You can directly compute the optimal strategy and its expected value with a dynamic program (backward induction).
Consider the possible states of the game, which can be completely described by the (number of -1 cards remaining, number of +1 cards remaining), with 16 possibilities.
Arrange them in a square grid as follows (it might be better on paper if you make it a diamond with (3,3) on the left and (0,0) on the right)
$$\begin{array}{ccccccc}
\stackrel{(0)}{(3,3)} & \rightarrow & \stackrel{(1)}{(3,2)} & \rightarrow & \stackrel{(2)}{(3,1)} & \rightarrow & \stackrel{(3)}{(3,0)}\\
\downarrow && \downarrow && \downarrow && \downarrow\\
\stackrel{(-1)}{(2,3)} & \rightarrow & \stackrel{(0)}{(2,2)} & \rightarrow & \stackrel{(1)}{(2,1)} & \rightarrow & \stackrel{(2)}{(2,0)}\\
\downarrow && \downarrow && \downarrow && \downarrow\\
\stackrel{(-2)}{(1,3)} & \rightarrow & \stackrel{(-1)}{(1,2)} & \rightarrow & \stackrel{(0)}{(1,1)} & \rightarrow & \stackrel{(1)}{(1,0)}\\
\downarrow && \downarrow && \downarrow && \downarrow\\
\stackrel{(-3)}{(0,3)} & \rightarrow & \stackrel{(-2)}{(0,2)} & \rightarrow & \stackrel{(-1)}{(0,1)} & \rightarrow & \stackrel{(0)}{(0,0)}\\
\end{array}
$$
The entries are on top (score if you stop here), bottom (#-1, #+1) remaining in the deck.
The trick is to work backwards from the (0,0) corner and decide at each state whether you want to continue or not.

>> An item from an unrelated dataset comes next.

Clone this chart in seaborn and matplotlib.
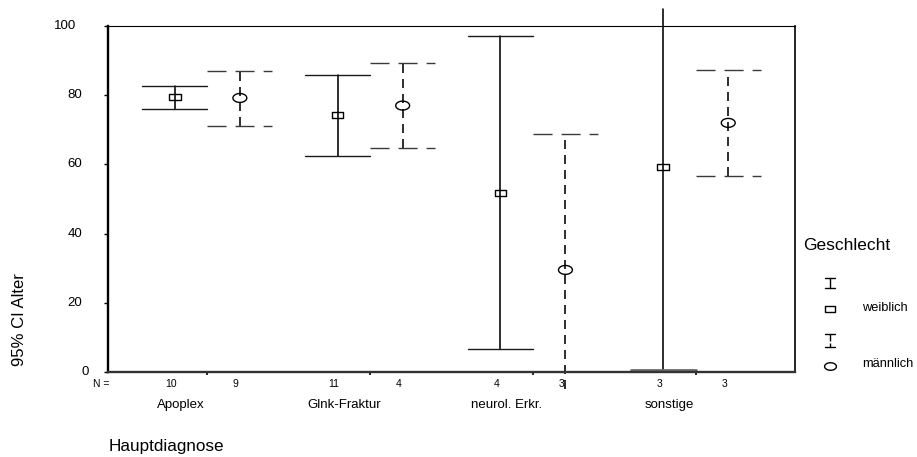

Examples:
- There is no decision at (0,0), it is worth 0.
- At (0,1) the choice is between taking -1, or drawing a card which gets 0. Since drawing is better, we now know (0,1) is also worth 0.
- At (1,0) we take 1 instead of drawing which gets 0.
- At (1,1) a real decision comes up. Stopping is worth 0. Drawing gets you 1/2 chance to move to (1,0) [worth 1] and 1/2 chance to move to (0,1) [worth 0]. So drawing is worth 1/2 on average, and it is optimal to do so.
You can continue filling in all the states to find the optimal strategy. Note that unequal card counts matter: at say (1,2), drawing gives you 1/3 chance to move to (0,2) and 2/3 chance to move to (1,1).
The filled in square looks like:
$$\begin{array}{ccccccc}
\stackrel{17/20}{(3,3)} & \rightarrow & \stackrel{6/5}{(3,2)} & \rightarrow & \stackrel{\mathbf{2}}{(3,1)} & & \stackrel{\mathbf{3}}{(3,0)}\\
\downarrow && \downarrow && &&\\
\stackrel{1/2}{(2,3)} & \rightarrow & \stackrel{2/3}{(2,2)} & \rightarrow & \stackrel{\mathbf{1}}{(2,1)} & \rightarrow^{?} & \stackrel{\mathbf{2}}{(2,0)}\\
\downarrow && \downarrow && \downarrow^{?} &&\\
\stackrel{1/4}{(1,3)} & \rightarrow & \stackrel{1/3}{(1,2)} & \rightarrow & \stackrel{1/2}{(1,1)} & \rightarrow & \stackrel{\mathbf{1}}{(1,0)}\\
\downarrow && \downarrow && \downarrow &&\\
\stackrel{0}{(0,3)} & \rightarrow & \stackrel{0}{(0,2)} & \rightarrow & \stackrel{0}{(0,1)} & \rightarrow & \stackrel{\mathbf{0}}{(0,0)}\\
\end{array}$$
States where you stop have their value bolded. At (2,1) it doesn't matter if you draw or stop.
Since you have made value-maximizing choices at every step including the effects of later choices, Strategy 2 is proven optimal, with value exactly 17/20.